■ Set task ■
Write out all the lines again, precisely as they stand, but without the images.

* * * * * * * * *

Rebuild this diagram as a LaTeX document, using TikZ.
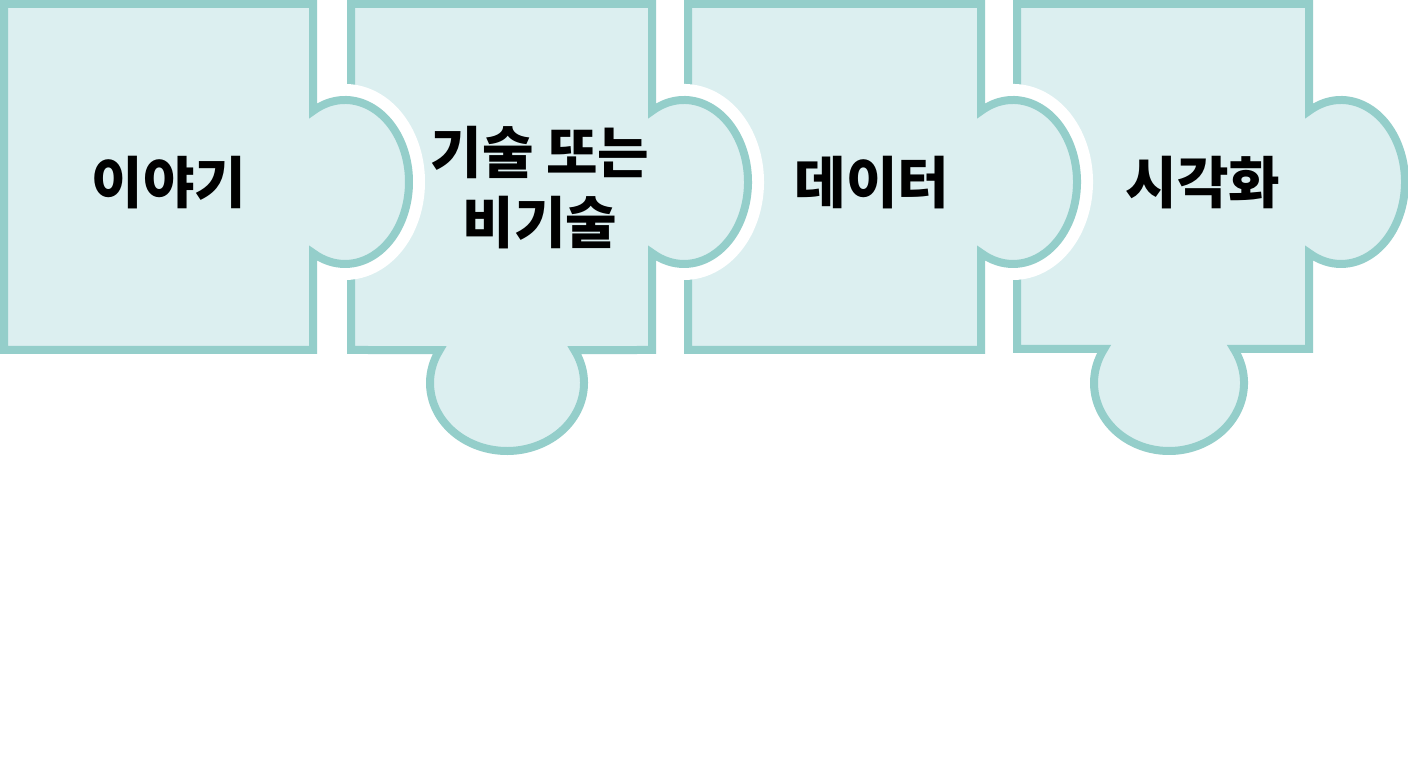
\documentclass[tikz,border=0pt]{standalone}
\usepackage{fontspec}
\newfontfamily\krfont{Noto Sans CJK KR}
\usetikzlibrary{calc}
\definecolor{pline}{RGB}{148,206,202}
\definecolor{pfill}{RGB}{220,239,240}
\begin{document}
\begin{tikzpicture}[x=1pt,y=1pt,
  piece/.style={fill=pfill, draw=pline, line width=8pt, line join=miter},
  halo/.style={draw=white, line width=32pt},
  lbl/.style={font=\krfont\bfseries\fontsize{56}{70}\selectfont, align=center, text=black, inner sep=0pt}]
\useasboundingbox (0,0) rectangle (1408,768);
\fill[white] (0,0) rectangle (1408,768);
% piece 4
\draw[piece] (1017,764) -- (1309,764)
  -- ($(1341,586)+(120:64 and 82)$) arc[start angle=120,end angle=-120,x radius=64,y radius=82]
  -- (1309,419)
  -- ($(1169,385)+(30:75 and 68)$) arc[start angle=30,end angle=-210,x radius=75,y radius=68]
  -- (1017,419) -- cycle;
% piece 3
\draw[halo] ($(1013,586)+(120:64 and 82)$) arc[start angle=120,end angle=-120,x radius=64,y radius=82];
\draw[piece] (688,764) -- (981,764)
  -- ($(1013,586)+(120:64 and 82)$) arc[start angle=120,end angle=-120,x radius=64,y radius=82]
  -- (981,418) -- (688,418) -- cycle;
% piece 2
\draw[halo] ($(684,586)+(120:64 and 82)$) arc[start angle=120,end angle=-120,x radius=64,y radius=82];
\draw[piece] (351,764) -- (652,764)
  -- ($(684,586)+(120:64 and 82)$) arc[start angle=120,end angle=-120,x radius=64,y radius=82]
  -- (652,418)
  -- ($(507,385)+(29:77 and 68)$) arc[start angle=29,end angle=-209,x radius=77,y radius=68]
  -- (351,418) -- cycle;
% piece 1
\draw[halo] ($(345,586)+(120:64 and 82)$) arc[start angle=120,end angle=-120,x radius=64,y radius=82];
\draw[piece] (4,764) -- (313,764)
  -- ($(345,586)+(120:64 and 82)$) arc[start angle=120,end angle=-120,x radius=64,y radius=82]
  -- (313,418) -- (4,418) -- cycle;
% labels
\node[lbl] (t1) at (169,585) {이야기};
\node[lbl] (t2) at (540,580) {기술 또는\\비기술};
\node[lbl] (t3) at (872,585) {데이터};
\node[lbl] (t4) at (1203,585) {시각화};
\end{tikzpicture}
\end{document}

* * * * * * * * *

■ Solution ■
Rebuild this diagram as a LaTeX document, using TikZ.
\documentclass[tikz,border=0pt]{standalone}
\usepackage{fontspec}
\newfontfamily\krfont{Noto Sans CJK KR}
\usetikzlibrary{calc}
\definecolor{pline}{RGB}{148,206,202}
\definecolor{pfill}{RGB}{220,239,240}
\begin{document}
\begin{tikzpicture}[x=1pt,y=1pt,
  piece/.style={fill=pfill, draw=pline, line width=8pt, line join=miter},
  halo/.style={draw=white, line width=32pt},
  lbl/.style={font=\krfont\bfseries\fontsize{56}{70}\selectfont, align=center, text=black, inner sep=0pt}]
\useasboundingbox (0,0) rectangle (1408,768);
\fill[white] (0,0) rectangle (1408,768);
% piece 4
\draw[piece] (1017,764) -- (1309,764)
  -- ($(1341,586)+(120:64 and 82)$) arc[start angle=120,end angle=-120,x radius=64,y radius=82]
  -- (1309,419)
  -- ($(1169,385)+(30:75 and 68)$) arc[start angle=30,end angle=-210,x radius=75,y radius=68]
  -- (1017,419) -- cycle;
% piece 3
\draw[halo] ($(1013,586)+(120:64 and 82)$) arc[start angle=120,end angle=-120,x radius=64,y radius=82];
\draw[piece] (688,764) -- (981,764)
  -- ($(1013,586)+(120:64 and 82)$) arc[start angle=120,end angle=-120,x radius=64,y radius=82]
  -- (981,418) -- (688,418) -- cycle;
% piece 2
\draw[halo] ($(684,586)+(120:64 and 82)$) arc[start angle=120,end angle=-120,x radius=64,y radius=82];
\draw[piece] (351,764) -- (652,764)
  -- ($(684,586)+(120:64 and 82)$) arc[start angle=120,end angle=-120,x radius=64,y radius=82]
  -- (652,418)
  -- ($(507,385)+(29:77 and 68)$) arc[start angle=29,end angle=-209,x radius=77,y radius=68]
  -- (351,418) -- cycle;
% piece 1
\draw[halo] ($(345,586)+(120:64 and 82)$) arc[start angle=120,end angle=-120,x radius=64,y radius=82];
\draw[piece] (4,764) -- (313,764)
  -- ($(345,586)+(120:64 and 82)$) arc[start angle=120,end angle=-120,x radius=64,y radius=82]
  -- (313,418) -- (4,418) -- cycle;
% labels
\node[lbl] (t1) at (169,585) {이야기};
\node[lbl] (t2) at (540,580) {기술 또는\\비기술};
\node[lbl] (t3) at (872,585) {데이터};
\node[lbl] (t4) at (1203,585) {시각화};
\end{tikzpicture}
\end{document}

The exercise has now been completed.